(What the exercise asks):
Transcribe each line of the material as it is, and drop any picture.

(Material provided):
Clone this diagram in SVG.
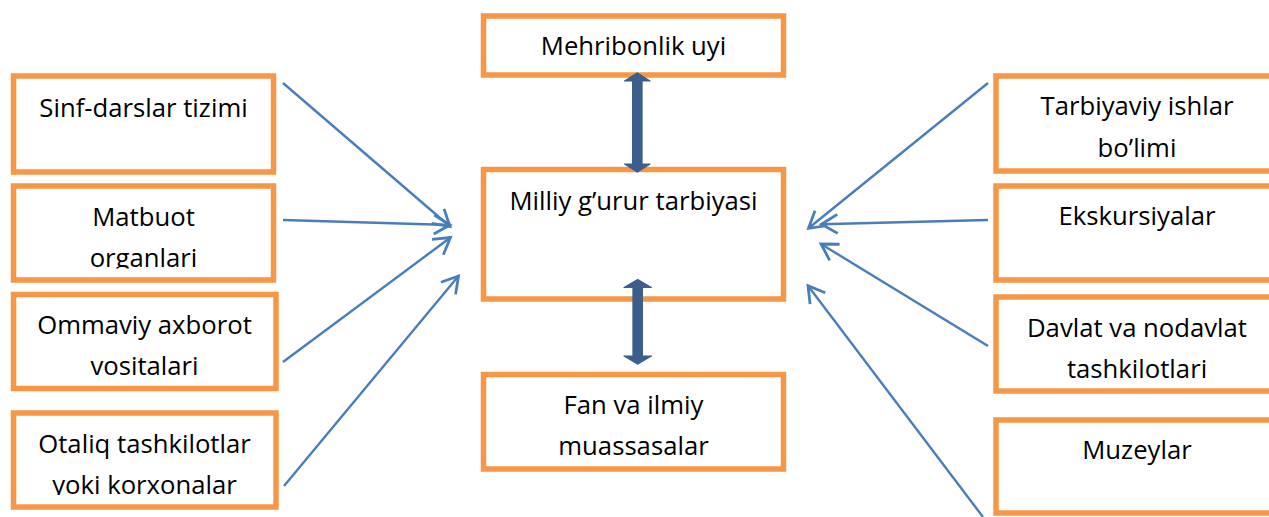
<svg xmlns="http://www.w3.org/2000/svg" width="1269" height="517" viewBox="0 0 1269 517">
<defs>
<style>
.box{fill:#ffffff;stroke:#F79646;stroke-width:5.5}
.t{font-family:"Open Sans","Liberation Sans",sans-serif;font-size:25.7px;fill:#000000;text-anchor:middle}
.ln{fill:none;stroke:#4A7EBB;stroke-width:2.4}
.dbl{fill:#3B5E8C;stroke:#3B5E8C;stroke-width:1;stroke-linejoin:miter}
</style>
<marker id="ah" markerUnits="userSpaceOnUse" markerWidth="40" markerHeight="40" viewBox="-20 -20 40 40" refX="0" refY="0" orient="auto">
<path d="M-16,-9.5 L0,0 L-16,9.5" fill="none" stroke="#4A7EBB" stroke-width="2.8" stroke-linejoin="miter"/>
</marker>
<clipPath id="c2"><rect x="0" y="180" width="290" height="88.5"/></clipPath>
<clipPath id="c4"><rect x="0" y="405" width="290" height="90"/></clipPath>
</defs>
<rect x="0" y="0" width="1269" height="517" fill="#ffffff"/>

<g id="n-sinf"><rect class="box" x="13.5" y="76" width="260" height="96"/><text class="t" x="143.5" y="117">Sinf-darslar tizimi</text></g>
<g id="n-matbuot"><rect class="box" x="13.5" y="186" width="260" height="94"/><g clip-path="url(#c2)"><text class="t" x="143.5" y="226">Matbuot</text><text class="t" x="143.5" y="267">organlari</text></g></g>
<g id="n-ommaviy"><rect class="box" x="13.5" y="294.5" width="262.5" height="94"/><text class="t" x="144.5" y="334">Ommaviy axborot</text><text class="t" x="144.5" y="375">vositalari</text></g>
<g id="n-otaliq"><rect class="box" x="13.5" y="413" width="262.5" height="94"/><g clip-path="url(#c4)"><text class="t" x="144.5" y="453">Otaliq tashkilotlar</text><text class="t" x="144.5" y="494">yoki korxonalar</text></g></g>

<g id="n-mehribonlik"><rect class="box" x="483.5" y="16" width="300" height="59"/><text class="t" x="633.5" y="55">Mehribonlik uyi</text></g>
<g id="n-milliy"><rect class="box" x="483.5" y="169.5" width="300" height="129.5"/><text class="t" x="633.5" y="210">Milliy g’urur tarbiyasi</text></g>
<g id="n-fan"><rect class="box" x="483.5" y="374.5" width="300" height="94.5"/><text class="t" x="633.5" y="414">Fan va ilmiy</text><text class="t" x="633.5" y="455">muassasalar</text></g>

<g id="n-tarbiyaviy"><rect class="box" x="996" y="76" width="320" height="95"/><text class="t" x="1137" y="115">Tarbiyaviy ishlar</text><text class="t" x="1137" y="157">bo’limi</text></g>
<g id="n-ekskursiyalar"><rect class="box" x="996" y="186" width="320" height="94"/><text class="t" x="1137" y="225">Ekskursiyalar</text></g>
<g id="n-davlat"><rect class="box" x="996" y="297" width="320" height="94"/><text class="t" x="1137" y="337">Davlat va nodavlat</text><text class="t" x="1137" y="378">tashkilotlari</text></g>
<g id="n-muzeylar"><rect class="box" x="996" y="420" width="320" height="93"/><text class="t" x="1137" y="459">Muzeylar</text></g>

<g id="connectors">
<polygon class="dbl" points="637.3,72.7 624.3,81 632.5,81 632.5,164 624.3,164 637.3,172.3 650.3,164 642.1,164 642.1,81 650.3,81"/>
<polygon class="dbl" points="637.7,279.3 623.7,287.5 632.9,287.5 632.9,356 623.7,356 637.7,364.3 651.7,356 642.5,356 642.5,287.5 651.7,287.5"/>
<line class="ln" x1="283" y1="83" x2="450" y2="226.5" marker-end="url(#ah)"/>
<line class="ln" x1="283" y1="220" x2="450" y2="225" marker-end="url(#ah)"/>
<line class="ln" x1="283" y1="362" x2="450.5" y2="237.5" marker-end="url(#ah)"/>
<line class="ln" x1="284" y1="486" x2="458.5" y2="276" marker-end="url(#ah)"/>
<line class="ln" x1="988" y1="83" x2="808.5" y2="228.3" marker-end="url(#ah)"/>
<line class="ln" x1="988" y1="220" x2="821.5" y2="224.3" marker-end="url(#ah)"/>
<line class="ln" x1="988" y1="346" x2="821" y2="244" marker-end="url(#ah)"/>
<line class="ln" x1="983" y1="517" x2="808" y2="285.7" marker-end="url(#ah)"/>
</g>
</svg>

(Complete output):
Clone this diagram in SVG.
<svg xmlns="http://www.w3.org/2000/svg" width="1269" height="517" viewBox="0 0 1269 517">
<defs>
<style>
.box{fill:#ffffff;stroke:#F79646;stroke-width:5.5}
.t{font-family:"Open Sans","Liberation Sans",sans-serif;font-size:25.7px;fill:#000000;text-anchor:middle}
.ln{fill:none;stroke:#4A7EBB;stroke-width:2.4}
.dbl{fill:#3B5E8C;stroke:#3B5E8C;stroke-width:1;stroke-linejoin:miter}
</style>
<marker id="ah" markerUnits="userSpaceOnUse" markerWidth="40" markerHeight="40" viewBox="-20 -20 40 40" refX="0" refY="0" orient="auto">
<path d="M-16,-9.5 L0,0 L-16,9.5" fill="none" stroke="#4A7EBB" stroke-width="2.8" stroke-linejoin="miter"/>
</marker>
<clipPath id="c2"><rect x="0" y="180" width="290" height="88.5"/></clipPath>
<clipPath id="c4"><rect x="0" y="405" width="290" height="90"/></clipPath>
</defs>
<rect x="0" y="0" width="1269" height="517" fill="#ffffff"/>

<g id="n-sinf"><rect class="box" x="13.5" y="76" width="260" height="96"/><text class="t" x="143.5" y="117">Sinf-darslar tizimi</text></g>
<g id="n-matbuot"><rect class="box" x="13.5" y="186" width="260" height="94"/><g clip-path="url(#c2)"><text class="t" x="143.5" y="226">Matbuot</text><text class="t" x="143.5" y="267">organlari</text></g></g>
<g id="n-ommaviy"><rect class="box" x="13.5" y="294.5" width="262.5" height="94"/><text class="t" x="144.5" y="334">Ommaviy axborot</text><text class="t" x="144.5" y="375">vositalari</text></g>
<g id="n-otaliq"><rect class="box" x="13.5" y="413" width="262.5" height="94"/><g clip-path="url(#c4)"><text class="t" x="144.5" y="453">Otaliq tashkilotlar</text><text class="t" x="144.5" y="494">yoki korxonalar</text></g></g>

<g id="n-mehribonlik"><rect class="box" x="483.5" y="16" width="300" height="59"/><text class="t" x="633.5" y="55">Mehribonlik uyi</text></g>
<g id="n-milliy"><rect class="box" x="483.5" y="169.5" width="300" height="129.5"/><text class="t" x="633.5" y="210">Milliy g’urur tarbiyasi</text></g>
<g id="n-fan"><rect class="box" x="483.5" y="374.5" width="300" height="94.5"/><text class="t" x="633.5" y="414">Fan va ilmiy</text><text class="t" x="633.5" y="455">muassasalar</text></g>

<g id="n-tarbiyaviy"><rect class="box" x="996" y="76" width="320" height="95"/><text class="t" x="1137" y="115">Tarbiyaviy ishlar</text><text class="t" x="1137" y="157">bo’limi</text></g>
<g id="n-ekskursiyalar"><rect class="box" x="996" y="186" width="320" height="94"/><text class="t" x="1137" y="225">Ekskursiyalar</text></g>
<g id="n-davlat"><rect class="box" x="996" y="297" width="320" height="94"/><text class="t" x="1137" y="337">Davlat va nodavlat</text><text class="t" x="1137" y="378">tashkilotlari</text></g>
<g id="n-muzeylar"><rect class="box" x="996" y="420" width="320" height="93"/><text class="t" x="1137" y="459">Muzeylar</text></g>

<g id="connectors">
<polygon class="dbl" points="637.3,72.7 624.3,81 632.5,81 632.5,164 624.3,164 637.3,172.3 650.3,164 642.1,164 642.1,81 650.3,81"/>
<polygon class="dbl" points="637.7,279.3 623.7,287.5 632.9,287.5 632.9,356 623.7,356 637.7,364.3 651.7,356 642.5,356 642.5,287.5 651.7,287.5"/>
<line class="ln" x1="283" y1="83" x2="450" y2="226.5" marker-end="url(#ah)"/>
<line class="ln" x1="283" y1="220" x2="450" y2="225" marker-end="url(#ah)"/>
<line class="ln" x1="283" y1="362" x2="450.5" y2="237.5" marker-end="url(#ah)"/>
<line class="ln" x1="284" y1="486" x2="458.5" y2="276" marker-end="url(#ah)"/>
<line class="ln" x1="988" y1="83" x2="808.5" y2="228.3" marker-end="url(#ah)"/>
<line class="ln" x1="988" y1="220" x2="821.5" y2="224.3" marker-end="url(#ah)"/>
<line class="ln" x1="988" y1="346" x2="821" y2="244" marker-end="url(#ah)"/>
<line class="ln" x1="983" y1="517" x2="808" y2="285.7" marker-end="url(#ah)"/>
</g>
</svg>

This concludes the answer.